I’ve seen exceptions where queries could take minutes, but this specific process used to take hours to find the relevant information. This is generally a specialist scenario, where minutes are a massive savings of time, in the bigger scheme of things.

Queries, Data, and Metadata

There are billions of search users worldwide, thanks mainly to Google. However, when you search using Google, you are limited to a small subset of keywords, which includes site, link, related, OR, info, cache, +, -, and other similar operators. If you think about it objectively, this is fine; Google crawls the web, which is kind of a “wild west” humongous set of mainly unstructured data, and not a nice, neatly ordered collection that we might be searching if it was our own data.

Data and Metadata Searching

Within Solr we have more control over our data and the metadata that we have in our index. This allows us to be very accurate and define queries that answer very specific questions. Using our Succinctly series data set as an example, we can look for all books by Peter Shaw that talk about Bootstrap.

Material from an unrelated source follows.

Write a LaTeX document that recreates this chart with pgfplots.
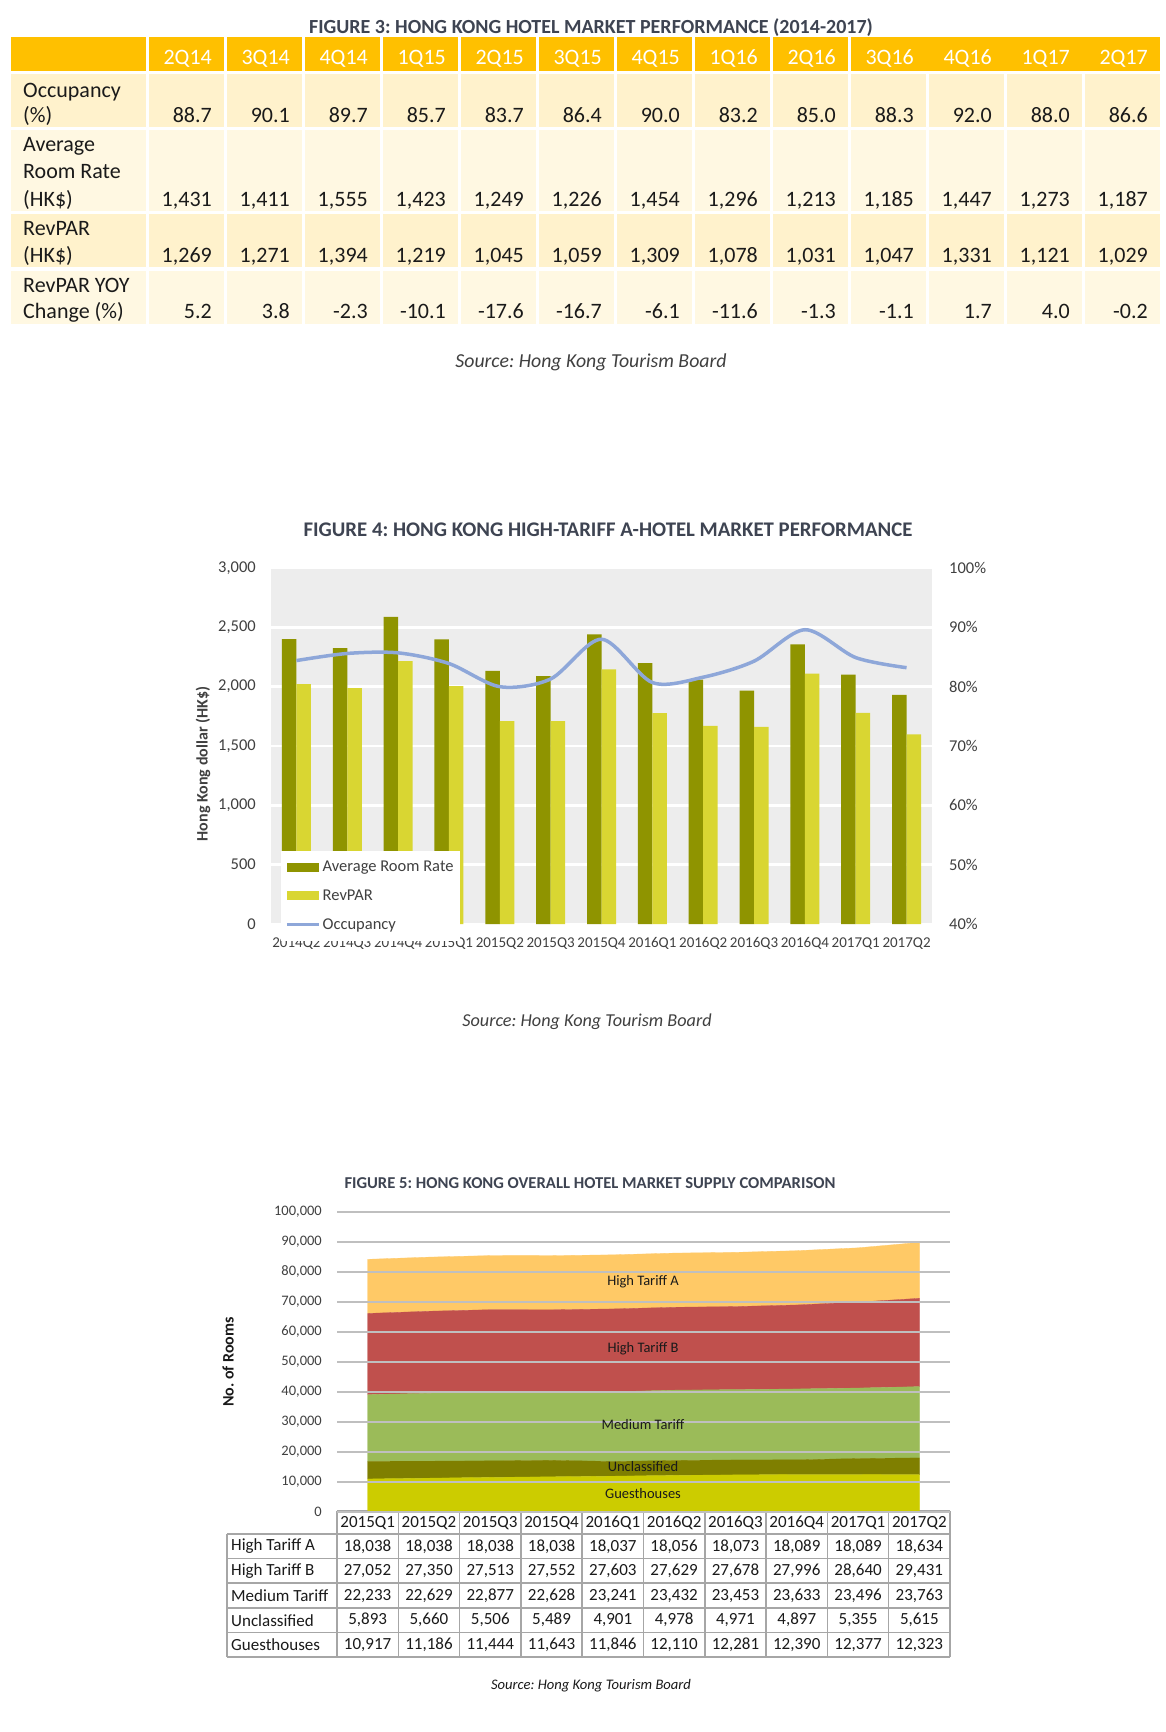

You would achieve this with the following query:

http://localhost:8983/solr/succinctlybooks/books?q=author%3A%22Peter+Shaw%22+AND+description%3Abootstrap&wt=json&indent=true

As you can see in the following figure, we get a very precise and exact match to our query, with only one result.

Precise query by author and description

Precise query by author and description

Going Deeper into Solr Search Relevancy

To really understand search and be skilled in tuning search relevancy, it is important to understand the Lucene scoring algorithm, known as the tf.idf model. tf.idf is an acronym that stands for term frequency, inverse document frequency. The terms are described in the following paragraphs.

tf (Term Frequency)

Term frequency is the frequency in which a term appears in the document or fields. The higher the term frequency, the higher the document score.

idf (Inverse Document Frequency)

The less term appears in other documents in the index, the higher its contribution to the score.

There are two other terms that are not mentioned as part of the name of the scoring algorithm tf idf, but are equally important. The terms are as follows:

coord (Coordination Factor)

The more query terms found in the document, the higher the score.

Fieldnorm (Field Length)

The more words a field contains, the lower its score. It penalizes documents with longer field values.

There are multiple pages in the documentation that talk about Lucene scoring. It's highly recommended that you spend some time reading and understanding them in order to make your search applications return better results.

Query Syntax

The DisMax query parser is the default parser used by Solr. It’s designed to process simple phrases entered by users, and to search for terms across several fields using different weights or boosts. DisMax is designed to be more Google-like, but with the advantage of working with the highly structured data that resides within Solr.

DisMax stands for Maximum Disjunction, and a DisMax query is defined as follows:

A query that generates the union of documents produced by its sub-queries, and that scores each document with the maximum score for that document as produced by any sub-query, plus a tie-breaking increment for any additional matching sub-queries.

That is a bit of a mouthful—just know that the DisMax query parser was designed to be easy to use and to accept input with less chance of an error.

Let’s review some of the possibilities regarding search.

Search for a Word in a Field

Up until now, we’ve been mostly looking for *:* which meant all searchable fields, all values. You can specify what word or phrases you want to look for, and in which field.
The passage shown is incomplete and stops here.